*** Supplied material
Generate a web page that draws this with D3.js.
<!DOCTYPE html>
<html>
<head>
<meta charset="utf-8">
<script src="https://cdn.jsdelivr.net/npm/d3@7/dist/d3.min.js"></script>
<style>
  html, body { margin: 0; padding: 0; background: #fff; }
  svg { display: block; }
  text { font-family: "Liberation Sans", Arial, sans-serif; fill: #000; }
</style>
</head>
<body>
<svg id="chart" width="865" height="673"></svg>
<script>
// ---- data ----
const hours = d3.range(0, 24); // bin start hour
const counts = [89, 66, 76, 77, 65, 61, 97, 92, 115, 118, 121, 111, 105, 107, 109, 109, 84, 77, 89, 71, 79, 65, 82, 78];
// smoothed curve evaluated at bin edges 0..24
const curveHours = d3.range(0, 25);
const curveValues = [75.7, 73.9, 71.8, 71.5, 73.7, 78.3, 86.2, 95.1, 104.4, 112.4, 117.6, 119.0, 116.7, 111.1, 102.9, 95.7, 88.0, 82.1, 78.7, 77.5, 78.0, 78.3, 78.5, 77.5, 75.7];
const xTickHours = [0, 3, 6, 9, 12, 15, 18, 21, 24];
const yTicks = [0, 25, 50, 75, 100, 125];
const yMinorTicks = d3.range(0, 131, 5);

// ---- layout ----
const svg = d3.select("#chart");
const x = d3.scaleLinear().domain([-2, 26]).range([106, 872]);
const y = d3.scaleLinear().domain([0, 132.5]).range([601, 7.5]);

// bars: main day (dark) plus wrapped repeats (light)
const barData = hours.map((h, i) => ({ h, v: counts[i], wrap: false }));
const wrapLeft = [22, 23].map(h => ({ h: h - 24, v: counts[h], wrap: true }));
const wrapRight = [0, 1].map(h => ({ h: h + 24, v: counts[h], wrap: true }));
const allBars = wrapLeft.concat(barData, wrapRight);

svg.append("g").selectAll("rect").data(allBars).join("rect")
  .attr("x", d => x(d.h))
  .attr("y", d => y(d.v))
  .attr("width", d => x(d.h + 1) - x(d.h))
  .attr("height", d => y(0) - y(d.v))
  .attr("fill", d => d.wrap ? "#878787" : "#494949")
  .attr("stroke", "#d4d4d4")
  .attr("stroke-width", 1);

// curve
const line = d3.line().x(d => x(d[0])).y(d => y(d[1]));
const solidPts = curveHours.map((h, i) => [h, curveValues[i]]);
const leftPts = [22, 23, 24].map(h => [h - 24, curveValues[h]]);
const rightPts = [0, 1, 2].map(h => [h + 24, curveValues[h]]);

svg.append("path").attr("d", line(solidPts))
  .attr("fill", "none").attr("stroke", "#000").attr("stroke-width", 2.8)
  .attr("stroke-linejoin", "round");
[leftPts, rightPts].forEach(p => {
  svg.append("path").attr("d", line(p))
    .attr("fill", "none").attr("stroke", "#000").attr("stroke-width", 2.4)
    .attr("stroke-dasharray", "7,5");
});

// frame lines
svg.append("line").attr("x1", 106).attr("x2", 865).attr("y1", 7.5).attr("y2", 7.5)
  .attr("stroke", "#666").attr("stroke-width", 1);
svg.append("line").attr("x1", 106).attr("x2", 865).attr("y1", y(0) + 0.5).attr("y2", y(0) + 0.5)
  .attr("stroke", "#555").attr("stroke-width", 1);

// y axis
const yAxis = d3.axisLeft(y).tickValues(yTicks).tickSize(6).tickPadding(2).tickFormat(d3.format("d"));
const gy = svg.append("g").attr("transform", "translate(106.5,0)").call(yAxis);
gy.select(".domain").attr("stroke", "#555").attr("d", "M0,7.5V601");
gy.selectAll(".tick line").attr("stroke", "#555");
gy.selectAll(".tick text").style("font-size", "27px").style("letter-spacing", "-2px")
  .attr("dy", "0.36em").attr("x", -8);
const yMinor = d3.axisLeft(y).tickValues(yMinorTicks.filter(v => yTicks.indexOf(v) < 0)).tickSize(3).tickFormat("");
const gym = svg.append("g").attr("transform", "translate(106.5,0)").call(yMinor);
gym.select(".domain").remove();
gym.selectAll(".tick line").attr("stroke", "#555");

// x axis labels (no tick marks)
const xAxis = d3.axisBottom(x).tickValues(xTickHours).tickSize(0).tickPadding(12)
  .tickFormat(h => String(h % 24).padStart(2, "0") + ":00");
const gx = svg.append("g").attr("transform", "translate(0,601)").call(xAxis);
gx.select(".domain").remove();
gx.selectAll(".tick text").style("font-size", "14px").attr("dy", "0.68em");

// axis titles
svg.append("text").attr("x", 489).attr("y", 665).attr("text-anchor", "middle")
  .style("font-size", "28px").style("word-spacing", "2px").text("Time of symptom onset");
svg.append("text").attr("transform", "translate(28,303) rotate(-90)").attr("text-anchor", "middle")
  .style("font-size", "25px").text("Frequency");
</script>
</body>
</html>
******
*** Supplied material
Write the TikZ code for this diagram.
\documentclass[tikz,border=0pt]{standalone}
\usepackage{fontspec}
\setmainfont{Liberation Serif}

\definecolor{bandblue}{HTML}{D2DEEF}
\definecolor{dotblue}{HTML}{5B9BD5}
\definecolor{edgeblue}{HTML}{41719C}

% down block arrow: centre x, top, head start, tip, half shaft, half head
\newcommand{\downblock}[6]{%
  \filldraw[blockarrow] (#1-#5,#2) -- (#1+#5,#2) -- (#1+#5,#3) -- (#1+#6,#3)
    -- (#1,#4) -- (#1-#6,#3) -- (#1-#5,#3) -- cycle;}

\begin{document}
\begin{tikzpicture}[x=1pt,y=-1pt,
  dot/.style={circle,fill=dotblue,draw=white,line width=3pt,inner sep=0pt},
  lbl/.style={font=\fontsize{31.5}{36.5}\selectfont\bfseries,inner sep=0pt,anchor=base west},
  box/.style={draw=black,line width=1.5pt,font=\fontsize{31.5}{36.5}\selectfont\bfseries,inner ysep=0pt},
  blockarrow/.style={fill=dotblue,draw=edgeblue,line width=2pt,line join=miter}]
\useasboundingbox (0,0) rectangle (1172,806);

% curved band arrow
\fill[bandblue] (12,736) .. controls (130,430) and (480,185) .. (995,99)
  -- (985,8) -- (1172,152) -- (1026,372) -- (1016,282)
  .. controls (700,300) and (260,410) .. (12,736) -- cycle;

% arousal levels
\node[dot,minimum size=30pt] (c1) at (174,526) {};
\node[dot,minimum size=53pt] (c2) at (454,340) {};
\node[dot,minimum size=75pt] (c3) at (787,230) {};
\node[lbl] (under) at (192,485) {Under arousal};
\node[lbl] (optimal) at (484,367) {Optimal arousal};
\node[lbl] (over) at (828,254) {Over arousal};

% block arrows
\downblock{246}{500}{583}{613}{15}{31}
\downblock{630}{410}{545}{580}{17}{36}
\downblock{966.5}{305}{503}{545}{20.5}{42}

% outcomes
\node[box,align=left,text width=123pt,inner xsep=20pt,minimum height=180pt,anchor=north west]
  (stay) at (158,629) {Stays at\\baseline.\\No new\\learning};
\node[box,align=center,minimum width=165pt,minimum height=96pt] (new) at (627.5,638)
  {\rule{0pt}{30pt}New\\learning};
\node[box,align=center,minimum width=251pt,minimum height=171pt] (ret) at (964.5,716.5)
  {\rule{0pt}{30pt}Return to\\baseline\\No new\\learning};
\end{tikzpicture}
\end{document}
******
Task to complete.
Look back at the entries above. Retype the line with "Write the TikZ code for this diagram.", the line with "-- (#1,#4) -- (#1-#6,#3)", and all lines in between.

Complete output.
Write the TikZ code for this diagram.
\documentclass[tikz,border=0pt]{standalone}
\usepackage{fontspec}
\setmainfont{Liberation Serif}

\definecolor{bandblue}{HTML}{D2DEEF}
\definecolor{dotblue}{HTML}{5B9BD5}
\definecolor{edgeblue}{HTML}{41719C}

% down block arrow: centre x, top, head start, tip, half shaft, half head
\newcommand{\downblock}[6]{%
  \filldraw[blockarrow] (#1-#5,#2) -- (#1+#5,#2) -- (#1+#5,#3) -- (#1+#6,#3)
    -- (#1,#4) -- (#1-#6,#3) -- (#1-#5,#3) -- cycle;}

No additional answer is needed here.